Possible customization workaround is reading the clientName from context.getCarrier().build() instead from context. But not clear if this is safe way in case webClient implementation change again.

@Configuration
class NdfClientRequestObservationConvention extends DefaultClientRequestObservationConvention {
    private static final KeyValue CLIENT_NAME_NONE = KeyValue.of(ClientHttpObservationDocumentation.LowCardinalityKeyNames.CLIENT_NAME, KeyValue.NONE_VALUE);

    @Override
    protected KeyValue clientName(ClientRequestObservationContext context) {
        if (context.getRequest() != null && context.getRequest().url().getHost() != null) {
            return KeyValue.of(ClientHttpObservationDocumentation.LowCardinalityKeyNames.CLIENT_NAME, context.getRequest().url().getHost());
        }
        if (context.getCarrier() != null && context.getCarrier().build().url().getHost() != null) {
            return KeyValue.of(ClientHttpObservationDocumentation.LowCardinalityKeyNames.CLIENT_NAME, context.getCarrier().build().url().getHost());
        }
        return CLIENT_NAME_NONE;
    }
}

Environment: Java: 17/21 SpringBoot 3.1.5, same issue in 3.1.6 and 3.2.0

Comment From: bclozel

I think this is due to a lifecycle issue in general, but we can probably improve the situation.

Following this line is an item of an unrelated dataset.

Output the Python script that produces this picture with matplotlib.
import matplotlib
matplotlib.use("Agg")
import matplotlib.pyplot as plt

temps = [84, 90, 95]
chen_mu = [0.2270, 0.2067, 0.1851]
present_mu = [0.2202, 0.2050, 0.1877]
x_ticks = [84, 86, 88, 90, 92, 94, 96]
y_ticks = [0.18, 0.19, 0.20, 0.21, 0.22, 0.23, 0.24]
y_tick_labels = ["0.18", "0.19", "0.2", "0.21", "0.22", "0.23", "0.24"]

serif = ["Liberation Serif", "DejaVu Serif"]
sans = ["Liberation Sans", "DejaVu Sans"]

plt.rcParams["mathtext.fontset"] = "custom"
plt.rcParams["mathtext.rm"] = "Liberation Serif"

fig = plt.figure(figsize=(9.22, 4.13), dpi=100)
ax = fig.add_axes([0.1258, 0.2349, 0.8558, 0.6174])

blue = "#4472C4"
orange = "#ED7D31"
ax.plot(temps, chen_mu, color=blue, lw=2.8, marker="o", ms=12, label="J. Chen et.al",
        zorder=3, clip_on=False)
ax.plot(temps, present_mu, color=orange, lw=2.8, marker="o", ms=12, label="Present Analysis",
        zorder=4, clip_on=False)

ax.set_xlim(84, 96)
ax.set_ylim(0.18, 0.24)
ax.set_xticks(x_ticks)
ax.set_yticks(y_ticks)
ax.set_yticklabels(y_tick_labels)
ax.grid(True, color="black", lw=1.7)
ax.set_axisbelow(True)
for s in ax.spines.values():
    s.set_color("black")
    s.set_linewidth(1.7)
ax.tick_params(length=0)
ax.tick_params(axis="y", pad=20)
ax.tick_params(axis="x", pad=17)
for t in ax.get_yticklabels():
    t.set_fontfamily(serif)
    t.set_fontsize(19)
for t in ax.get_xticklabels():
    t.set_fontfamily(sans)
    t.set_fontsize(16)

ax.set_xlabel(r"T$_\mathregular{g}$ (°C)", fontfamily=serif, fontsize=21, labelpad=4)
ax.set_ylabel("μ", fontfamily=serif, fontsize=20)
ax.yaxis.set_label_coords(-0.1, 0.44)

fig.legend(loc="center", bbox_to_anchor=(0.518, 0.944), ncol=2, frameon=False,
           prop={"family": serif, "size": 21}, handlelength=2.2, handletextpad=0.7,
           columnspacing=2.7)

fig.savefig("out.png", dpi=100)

We cannot give to the ClientRequestObservationContext a fully built ClientRequest, because such instances are immutable and the tracing obervation handler needs to add a propagation HTTP header to the request before it's sent out. As a result, we're creating the context with a ClientRequest.Builder.

When the observation starts, the propagation header is added and the ".active" metric is started. Because we haven't set the actual request on the context and given the current convention implementation, we're seeing this unfortunate behavior.

I think we can change the ClientRequestObservationContext to tighten up a bit the lifecycle there and possibly build a temporary request for this. It would certainly miss the current observation context and the propagation header for obvious lifecycle reasons, but I don't think this would be a problem for most conventions.